Cheat for site backup

tar -czf site-`date +%Y-%m-%d`.tgz /var/www/dev-site
mysql -u user --password=pass --execute="TRUNCATE cache; TRUNCATE cache_menu; TRUNCATE watchdog" database 
mysqldump -u user --password=pass database | gzip > data-`date +%Y-%m-%d`.sql.gz

...I'm sure others will have different preferences on invocations, but I've always found cheat sheets most useful for learning the names of commands that folk use to di the job ... so I can then at least find the man page.

snufkin’s picture

For a starter lets make it be only about CVS.

Title: Drupal CVS Cheat Sheet

Description: Cheat sheets are a compressed list of useful commands, functions, overall helping tips in order to help accomplishing a certain task. This GHOP task would be to create such a cheat sheet on using/maintaining/developing Drupal, and contributed modules via CVS. Using this cheat sheet these basic tasks should be able to be done without the need to lookup the handbook.

An initial suggestion on what should be included on this sheet:

CVS part should include the following tasks:
- Checking out different versions of core
- Checking out modules to directories, with respect to branches, tags
- Overview of naming conventions for tags, branches

project maintainers part:
- create a project
- branching a project
- tagging a project
- checking out a given branch
- creating a patch
- merging a patch
- upgrading a module, what happens if we modified a file (M tag druing cvs up,
how to circumvent it)
- moving directories/files (often a nasty thing because of lack of CVS analogue to "svn mv"

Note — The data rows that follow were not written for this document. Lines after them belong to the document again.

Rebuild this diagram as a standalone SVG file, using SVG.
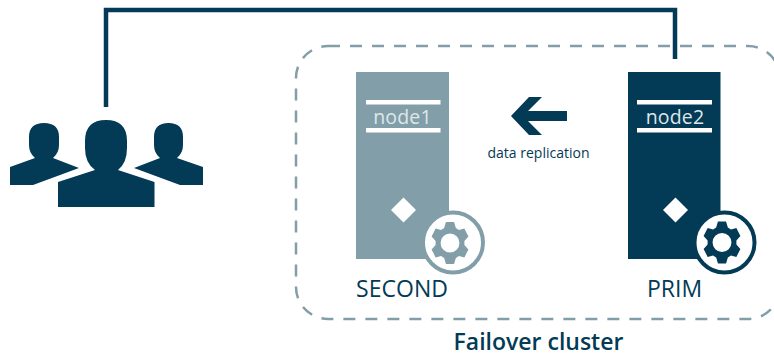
<svg xmlns="http://www.w3.org/2000/svg" width="774" height="354" viewBox="0 0 774 354">
<style>
text{font-family:"Open Sans","Liberation Sans",sans-serif;text-anchor:middle}
.d{fill:#033a56}.l{fill:#829ea9}.w{fill:#fff}
.lab{font-size:19.500px;letter-spacing:.2px;fill:#dfe7ea}
.st{font-size:23px;fill:#033a56}
.ring{fill:#fff;stroke-width:4}
</style>
<defs>
<path id="gear" fill-rule="evenodd" transform="scale(.9,1)" d="M-6.500-15-4.500-21H4.500L6.500-15 10-13 15.940-14.400 20.440-6.600 16-2V2L20.440 6.600 15.940 14.400 10 13 6.500 15 4.500 21H-4.500L-6.500 15-10 13-15.940 14.400-20.440 6.600-16 2V-2L-20.440-6.600-15.940-14.400-10-13ZM0-9.500A10.500 9.500 0 1 0 0 9.500 10.500 9.500 0 1 0 0-9.500Z"/>
</defs>
<g id="cluster"><rect x="296" y="46" width="484" height="273" rx="32" fill="none" stroke="#829ea9" stroke-width="2.500" stroke-dasharray="12 10"/>
<text x="538.500" y="350" font-size="23" font-weight="600" fill="#033a56">Failover cluster</text></g>
<g id="connectors">
<path d="M106 107V10H675V59" fill="none" stroke="#033a56" stroke-width="4.500"/>
<path class="d" d="M511 116 529 97H542L528 111H567V121H528L542 135H529Z"/>
<text x="538.500" y="158" font-size="14" fill="#033a56">data replication</text>
</g>
<g id="users" class="d">
<path d="M10 167 35 158Q29 153 29 145V137Q29 123 44 123T59 137V145Q59 153 53 158L79 168 33 185H10Z"/>
<path d="M203 167 177 158Q183 153 183 145V137Q183 123 168.500 123T154 137V145Q154 153 160 158L134 168 180 185H203Z"/>
<path d="M58 182 95 170Q85 163 85 148V141Q85 120 106 120T127 141V148Q127 163 118 170L154.500 182V207H58Z"/>
</g>
<g id="node1">
<rect class="l" x="356" y="72" width="93" height="187"/>
<rect class="w" x="366" y="100" width="74.500" height="4.500"/><rect class="w" x="366" y="128" width="74.500" height="4.500"/>
<text class="lab" x="402.500" y="124">node1</text>
<path class="w" d="M403.500 197.500 416 210 403.500 222.500 391 210Z"/>
<circle class="ring" cx="453" cy="242.500" r="30" stroke="#829ea9"/>
<use href="#gear" x="450" y="243" class="l"/>
<text class="st" x="402" y="297">SECOND</text>
</g>
<g id="node2">
<rect class="d" x="628" y="72" width="92.500" height="187"/>
<rect class="w" x="637" y="100" width="75" height="4.500"/><rect class="w" x="637" y="128" width="75" height="4.500"/>
<text class="lab" x="675" y="124">node2</text>
<path class="w" d="M675.500 197.500 688 210 675.500 222.500 663 210Z"/>
<circle class="ring" cx="724.500" cy="242.500" r="30" stroke="#033a56"/>
<use href="#gear" x="722" y="242.500" class="d"/>
<text class="st" x="674.500" y="297">PRIM</text>
</g>
</svg>
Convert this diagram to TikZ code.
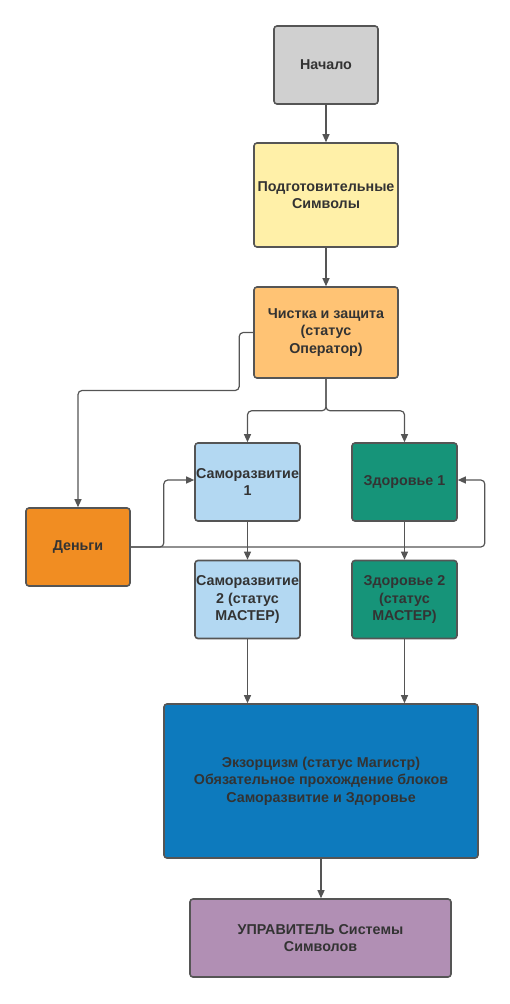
\documentclass[tikz,border=0pt]{standalone}
\usepackage{fontspec}
\setmainfont{Liberation Sans}
\usepackage{xcolor}
\usetikzlibrary{positioning,arrows.meta}
\definecolor{edgegrey}{HTML}{555555}
\definecolor{textdark}{HTML}{333333}
\definecolor{startbg}{HTML}{D0D0D0}
\definecolor{prepbg}{HTML}{FFF0A8}
\definecolor{cleanbg}{HTML}{FFC374}
\definecolor{moneybg}{HTML}{F18D22}
\definecolor{selfbg}{HTML}{B3D8F2}
\definecolor{healthbg}{HTML}{169479}
\definecolor{exorbg}{HTML}{0D7ABD}
\definecolor{masterbg}{HTML}{B18FB4}
\tikzset{
  box/.style={
    draw=edgegrey, rounded corners=3pt, align=center, inner sep=0pt,
    font=\bfseries\fontsize{14.3}{17.5}\selectfont, text=textdark,
    minimum width=104pt, minimum height=78pt, line width=1.6pt,
  },
  startbox/.style ={box, fill=startbg},
  prepbox/.style  ={box, fill=prepbg, minimum width=144pt, minimum height=104pt},
  cleanbox/.style ={box, fill=cleanbg, minimum width=144pt, minimum height=91pt},
  moneybox/.style ={box, fill=moneybg},
  selfbox/.style  ={box, fill=selfbg, minimum width=105pt},
  healthbox/.style={box, fill=healthbg, minimum width=105pt},
  exorbox/.style  ={box, fill=exorbg, minimum width=314pt, minimum height=154pt},
  masterbox/.style={box, fill=masterbg, minimum width=261pt},
  flow/.style={-{Triangle[length=8pt, width=7pt]}, draw=edgegrey, line width=1.2pt,
               rounded corners=4pt},
}

\begin{document}
\begin{tikzpicture}[x=1pt, y=-1pt]
\useasboundingbox (0,0) rectangle (510,1004);

% ------------------------------------------------------------- main column
\node[startbox] (start) at (326,65) {Начало};
\node[prepbox] (prep) at (326,195) {Подготовительные\\Символы};
\node[cleanbox] (clean) at (326,332.5) {Чистка и защита\\(статус\\Оператор)};

% ------------------------------------------------------------- branches
\node[moneybox] (money) at (78,547) {Деньги};
\node[selfbox] (self1) at (247.5,482) {Саморазвитие\\1};
\node[healthbox] (health1) at (404.5,482) {Здоровье 1};
\node[selfbox] (self2) at (247.5,599.5) {Саморазвитие\\2 (статус\\МАСТЕР)};
\node[healthbox] (health2) at (404.5,599.5) {Здоровье 2\\(статус\\МАСТЕР)};

% ------------------------------------------------------------- final steps
\node[exorbox] (exor) at (321,781)
  {Экзорцизм (статус Магистр)\\Обязательное прохождение блоков\\Саморазвитие и Здоровье};
\node[masterbox] (master) at (320.5,938) {УПРАВИТЕЛЬ Системы\\Символов};

% ------------------------------------------------------------- connectors
\draw[flow] (start) -- (prep);
\draw[flow] (prep) -- (clean);
\draw[flow] (clean.west) -- ++(-14,0) -- ++(0,58) -| (money.north);
\draw[flow] (clean.south) -- ++(0,32) -| (self1.north);
\draw[flow] (clean.south) -- ++(0,32) -| (health1.north);
\draw[flow] (self1) -- (self2);
\draw[flow] (health1) -- (health2);
\draw[flow] (money.east) -- ++(33,0) |- ([yshift=2pt]self1.west);
\draw[flow] (money.east) -| ([xshift=27pt, yshift=2pt]health1.east)
  -- ([yshift=2pt]health1.east);
\draw[flow] (self2.south) -- (self2.south |- exor.north);
\draw[flow] (health2.south) -- (health2.south |- exor.north);
\draw[flow] (exor.south) -- (exor.south |- master.north);

\end{tikzpicture}
\end{document}
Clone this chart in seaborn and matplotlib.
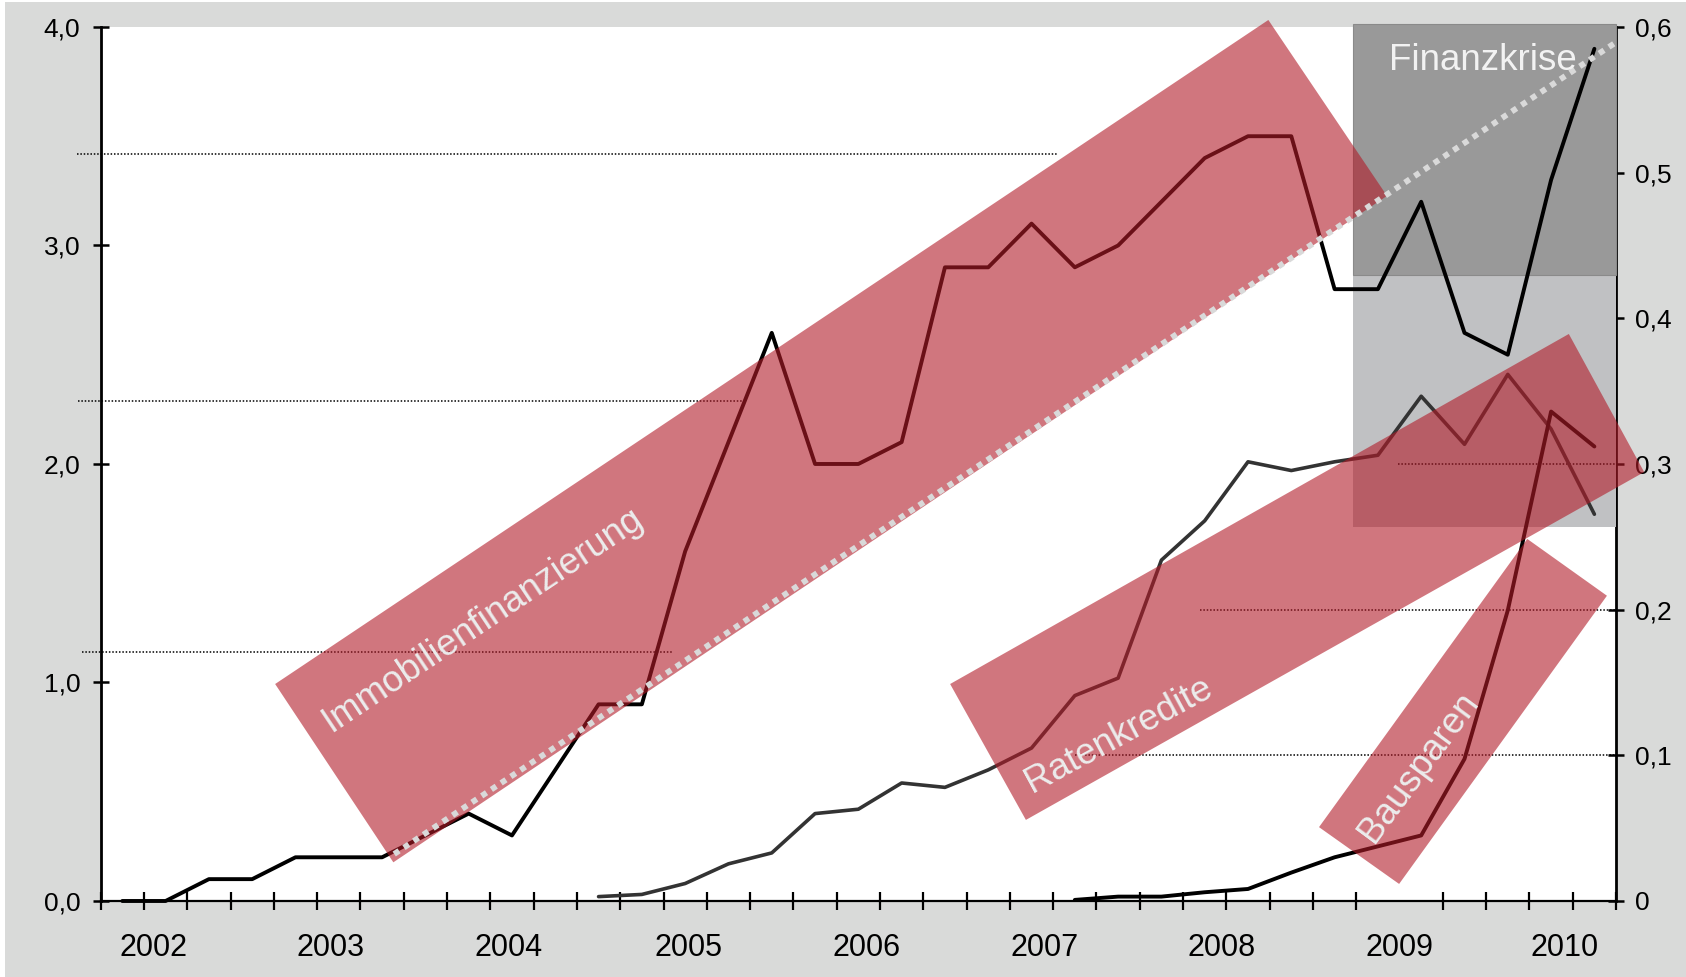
import numpy as np
import pandas as pd
import matplotlib
matplotlib.use("Agg")
import matplotlib.pyplot as plt
from matplotlib.patches import Polygon, Rectangle
import seaborn as sns

# quarterly series, quarter 0 = first quarter shown
immo_values = [0.0, 0.0, 0.1, 0.1, 0.2, 0.2, 0.2, 0.3, 0.4, 0.3, 0.6, 0.9, 0.9, 1.6, 2.1, 2.6, 2.0, 2.0,
               2.1, 2.9, 2.9, 3.1, 2.9, 3.0, 3.2, 3.4, 3.5, 3.5, 2.8, 2.8, 3.2, 2.6, 2.5, 3.3, 3.9]
raten_start = 11
raten_values = [0.02, 0.03, 0.08, 0.17, 0.22, 0.40, 0.42, 0.54, 0.52, 0.60, 0.70, 0.94, 1.02, 1.56,
                1.74, 2.01, 1.97, 2.01, 2.04, 2.31, 2.09, 2.41, 2.16, 1.77]
bauspar_start = 22
bauspar_values = [0.005, 0.02, 0.02, 0.04, 0.055, 0.13, 0.20, 0.25, 0.30, 0.65, 1.33, 2.24, 2.08]

n_quarters = 35
years = ['2002', '2003', '2004', '2005', '2006', '2007', '2008', '2009', '2010']
year_pos = [1.23, 5.32, 9.43, 13.57, 17.7, 21.8, 25.9, 30.0, 33.8]
left_ticks = [0.0, 1.0, 2.0, 3.0, 4.0]
right_ticks = [0, 0.1, 0.2, 0.3, 0.4, 0.5, 0.6]

# annotation shapes (quarter position, left-axis value)
band_immo = [(4.03, 0.993), (6.76, 0.177), (29.71, 3.227), (26.97, 4.032)]
band_raten = [(19.62, 0.993), (21.37, 0.371), (35.65, 1.963), (33.91, 2.595)]
band_bauspar = [(28.14, 0.338), (29.99, 0.078), (34.79, 1.397), (32.95, 1.657)]
band_labels = [('Immobilienfinanzierung', 8.95, 1.25, 33.7),
               ('Ratenkredite', 23.62, 0.72, 28.5),
               ('Bausparen', 30.62, 0.586, 53.5)]
trend = ([6.78, 35.0], [0.215, 3.93])
ref_lines = [(3.42, -0.55, 22.1), (2.29, -0.52, 14.85), (1.14, -0.43, 13.2),
             (2.0, 29.96, 35.0), (1.333, 25.4, 35.0), (0.667, 22.5, 35.0)]
crisis_x = (28.93, 35.0)
crisis_dark = (2.865, 4.014)
crisis_light = (1.713, 2.865)

sns.set_style('ticks')
plt.rcParams['font.family'] = ['Liberation Sans', 'DejaVu Sans']

fig = plt.figure(figsize=(16.86, 9.77), dpi=100, facecolor='white')
fig.patches.append(Rectangle((5 / 1686, 0), 1, 975 / 977, transform=fig.transFigure,
                             facecolor='#d9dad9', edgecolor='none', zorder=-10))
ax = fig.add_axes([0.0597, 0.0778, 0.8988, 0.8946])
ax.set_facecolor('white')

# crisis box
ax.add_patch(Rectangle((crisis_x[0], crisis_light[0]), crisis_x[1] - crisis_x[0],
                       crisis_light[1] - crisis_light[0], facecolor='#c0c1c3', edgecolor='none',
                       zorder=0.5, clip_on=False))
ax.add_patch(Rectangle((crisis_x[0], crisis_dark[0]), crisis_x[1] - crisis_x[0],
                       crisis_dark[1] - crisis_dark[0], facecolor='#999999', edgecolor='#8a8a8a',
                       lw=0.8, zorder=0.6, clip_on=False))

for y, x0, x1 in ref_lines:
    ax.plot([x0, x1], [y, y], color='black', lw=1.1, ls=(0, (1, 1.2)), zorder=1, clip_on=False)

df_immo = pd.DataFrame({'q': np.arange(len(immo_values)) + 0.5, 'v': immo_values})
df_raten = pd.DataFrame({'q': np.arange(len(raten_values)) + raten_start + 0.5, 'v': raten_values})
df_bau = pd.DataFrame({'q': np.arange(len(bauspar_values)) + bauspar_start + 0.5, 'v': bauspar_values})

sns.lineplot(data=df_immo, x='q', y='v', ax=ax, color='black', lw=2.8, zorder=2, clip_on=False)
sns.lineplot(data=df_raten, x='q', y='v', ax=ax, color='#333333', lw=2.6, zorder=2)
sns.lineplot(data=df_bau, x='q', y='v', ax=ax, color='black', lw=2.8, zorder=2)

for band in [band_immo, band_raten, band_bauspar]:
    ax.add_patch(Polygon(band, closed=True, facecolor='#b21b28', alpha=0.6, edgecolor='none',
                         zorder=3, clip_on=False))

ax.plot(trend[0], trend[1], color='#d9d9d9', lw=4.2, ls=(0, (1.0, 1.0)), zorder=4,
        solid_capstyle='butt', clip_on=False)

for txt, x, y, rot in band_labels:
    ax.text(x, y, txt, rotation=rot, rotation_mode='anchor', ha='center', va='baseline',
            fontsize=26.5, color='#ececec', zorder=5)
ax.text(31.93, 3.803, 'Finanzkrise', ha='center', va='baseline', fontsize=26.5,
        color='#f2f2f2', zorder=5)

ax.set_xlim(0, n_quarters)
ax.set_ylim(0, 4)
ax.set_xlabel('')
ax.set_ylabel('')
ax.set_xticks(year_pos)
ax.set_xticklabels(years)
ax.set_xticks(np.arange(n_quarters + 1), minor=True)
ax.tick_params(axis='x', which='major', length=0, pad=23, labelsize=22, colors='black')
ax.tick_params(axis='x', which='minor', direction='inout', length=12.5, width=1.6, color='black')
ax.set_yticks(left_ticks)
ax.set_yticklabels([f'{t:.1f}'.replace('.', ',') for t in left_ticks])
ax.tick_params(axis='y', direction='inout', length=12, width=1.8, pad=8.6, labelsize=19,
               colors='black')

sec = ax.secondary_yaxis('right', functions=(lambda v: v * 0.15, lambda v: v / 0.15))
sec.set_yticks(right_ticks)
sec.set_yticklabels(['0' if t == 0 else f'{t:.1f}'.replace('.', ',') for t in right_ticks])
sec.tick_params(axis='y', direction='inout', length=12, width=1.8, pad=7.6, labelsize=19,
                colors='black')
sec.spines['right'].set_linewidth(2.0)
sec.spines['right'].set_color('black')

ax.spines['top'].set_visible(False)
ax.spines['right'].set_visible(False)
ax.spines['left'].set_linewidth(2.0)
ax.spines['left'].set_color('black')
ax.spines['bottom'].set_linewidth(1.6)
ax.spines['bottom'].set_color('black')
for s in ax.spines.values():
    s.set_zorder(6)
ax.grid(False)

fig.savefig('out.png', dpi=100, facecolor=fig.get_facecolor())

The task is complete when a sheet is assembled in US letter size, and a downloadable pdf and png is presented and accepted.

Resources:
* Useful examples on cheat sheets: http://www.ilovejackdaniels.com/cheat-sheets/

Primary contact:
* snufkin

wmostrey’s picture

CVS looks like a really good place to start with this, this will help a lot of people. I would state more clearly that you want the cheat sheet to like like that on your Resource, because currently that is not clear (at least, if that is how you want them to look). If there are more such tasks coming up, that might not be a bad idea.

snufkin’s picture

wmostrey: honestly I want to leave the room open to alternative designs to pop up, but in the task i underlined that there is a good design concept to be found under the resource. thanks for pointing this out.

Drupal Issue for the CVS sheet: http://drupal.org/node/203430

wmostrey’s picture

Status: Active » Fixed

Status: Fixed » Closed (fixed)

Automatically closed -- issue fixed for 2 weeks with no activity.